Tuesday, January 24, 2012

He can't wait!

.

When the President gives his campaign State of the Union speech this evening, he will, no doubt, make a plea for an end to the divisive, grid-locked and do-nothing behavior of Congress. We say amen to that as today marks the 1000th day since the Democratic-controlled Senate passed a budget* while sitting on between 20-30 jobs-related bills that have passed the House.

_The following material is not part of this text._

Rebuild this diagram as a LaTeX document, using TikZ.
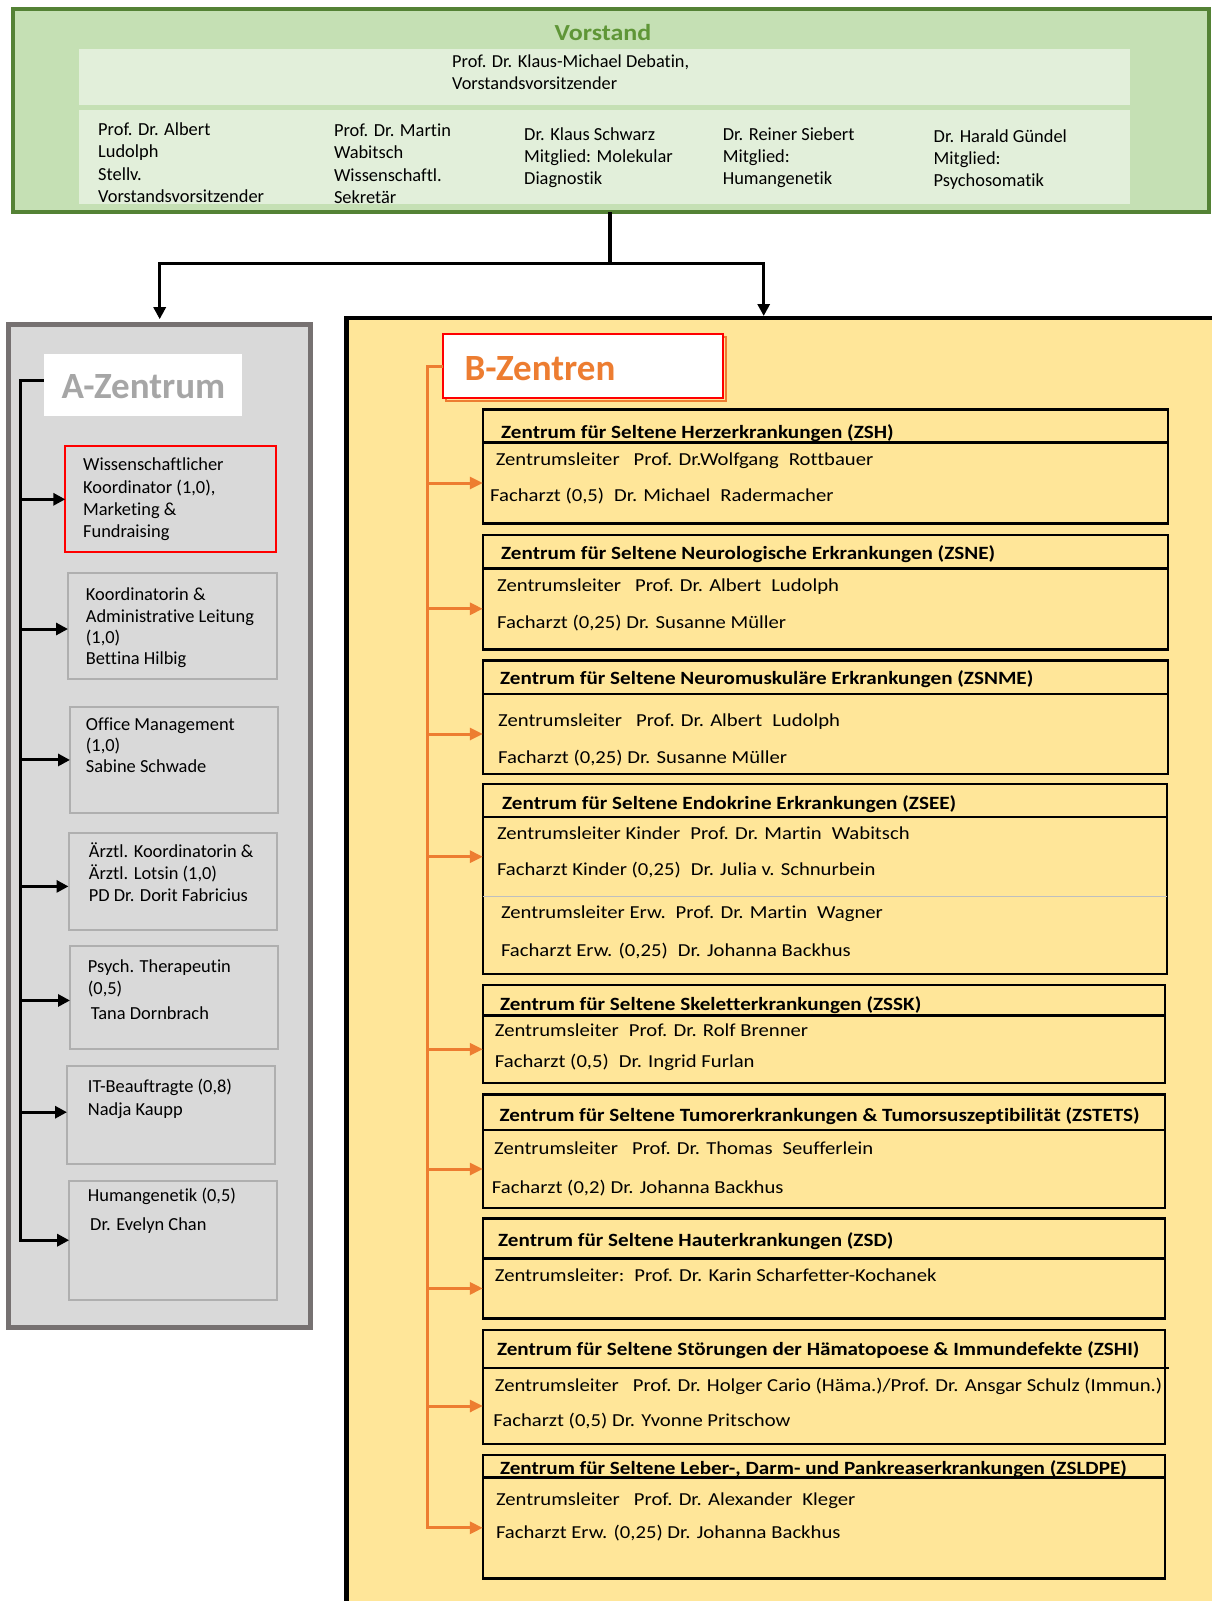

So, have at it, Mr. President and let'er rip!





H/T: Hot Air


* Then again, perhaps not having a budget put together and passed by poor ol' Harry Reid and his gang of big spenders really is cause for celebration.

4 comments:

drozz said...

I'll save everyone the time of watching. Obama will come up, cherry pick or straight fabricate a statistic, and demand the entitled class ( rich folk who don't vote D) pay more taxes in the name of fairness. Thats right, we get a lecture on fairness from an entitled elitist.

Lessee what else...o yeah, remind everyone he saved millions of jobs with the stimulus, created millions in the green sector, and killed bin laden. Everything that went wrong was the republicans' fault, and remind everyone that in voting this coming election, people should focus on where he wants to take us, and not on these past three years.

If the republicans had any stones they would show up in golf clothes, or at least demand everyone hold their applause and cheering.

Dean said...

Golf clothes! +1


SOTU drinking game: A slug of your favorite beverage if he uses "fairness/fair share", "investment(s)", "infrastructure" and a double slug if he mentions "bridges" or high-speed choo-choos.

SarahB said...

You missed a word for the game: "tough choices"

I loved the part where he bitched about how he wants an up or down vote from the Senate on appointments....um, doesn't he have a majority over there already?

The whole thing hurt more to listen to than the sinus infection I've had all week.

Dean said...

Missed it. Was watching womens hoops.

But seriously folks...

I think he was referring to the time-honored tradition of the Senate minority party's ability to block both legislation and appointments.